The father who forgives his son sets his entire family free to advance beyond the environs of that offence. The Prodigal Son in Luke 15 committed the sort of financial offence that destroys families. His father forgave him and everyone had a fresh start.
Sons should learn to see wrong as wrong. No matter who else wallows in such wrongdoing, every wrong is wrong and has no defence. No matter what made you do it, sin is sin. If sin is not repented of, not regretted, not turned away from, it destroys.
Pride goes before destruction (Proverbs 16:18), and there is a way which seems right to a man, but its end is the way of death (Proverbs 16:25).
Return
Son, return to your father: humble yourself before him, confess your error, admit your wrong and ask to be forgiven. Heroism which insists on standing tall in the face of injury to others and damage to the family name is always self-deception. It kills.
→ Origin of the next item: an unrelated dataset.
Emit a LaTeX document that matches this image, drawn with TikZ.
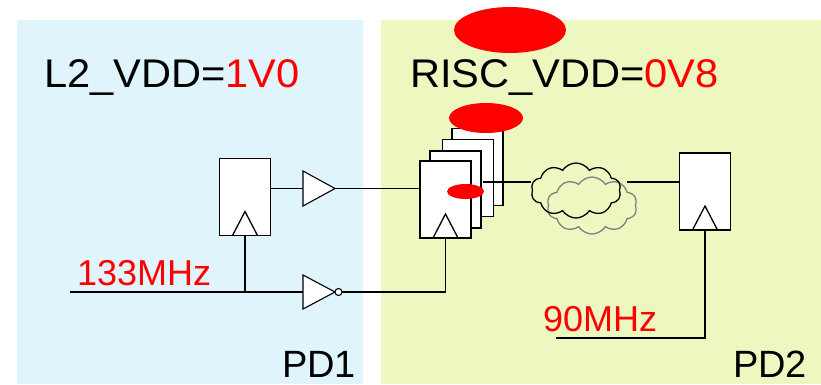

If you truly seek forgiveness and father refuses to forgive you, you are released because you have done what God requires of you and He can accept your worship at the altar (Matthew 5:23 and 24). If forgiveness is denied you, see to it you do not hit back in any way or repeat the offence: you will show yourself insincere in your plea to be forgiven.
Fathers, let us be man enough to grieve over our son’s disastrous offences. Every person’s abomination hurts those who learn of it, especially so the parents.
After sorrowing, invoke God’s grace to enable you to forgive and let go.